AUTHORS
Jason Burns, EPIC/Seton Hall University
Erica Harbatkin, EPIC/MSU
Katharine Strunk, EPIC/MSU
Chris Torres, EPIC/MSU
Aliyah Mcilwain, EPIC/MSU
Sandy Frost Waldron, MSU
A Working Paper from EPIC
The Efficacy and Implementation of Michigan’s Partnership Model of School and District Turnaround:
Mixed-Methods Evidence from the First Two Years of Reform Implementation
Updated May 2022
This paper draws from statewide administrative data, teacher and principal surveys, and interviews with leaders of turnaround districts and charter organizations, to investigate the implementation and effects of this Michigan’s school turnaround strategy under ESSA, called the Partnership Model of school and district turnaround.
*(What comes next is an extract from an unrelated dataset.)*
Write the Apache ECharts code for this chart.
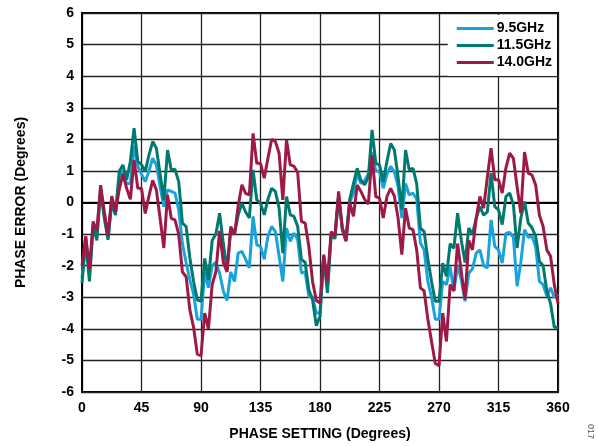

Michigan first implemented the Partnership Model with 38 chronically low-performing schools in the 2016-17 school year. The state expanded the Partnership Model by identifying two more rounds of turnaround schools in the 2017-18 school year. Although the state used slightly different mechanisms to select each of the three rounds of Partnership schools, each round reflected the state’s identification of its lowest-performing schools. We examine the effects of the Partnership Model across all three sets of selected schools. Specifically, we ask:
1) What was the impact of the Partnership Model on student and school outcomes?;
2) Did Partnership model impacts differ for lower- and higher-achieving students?; and
3) In what ways did schools and districts implement the Partnership Model to influence outcomes?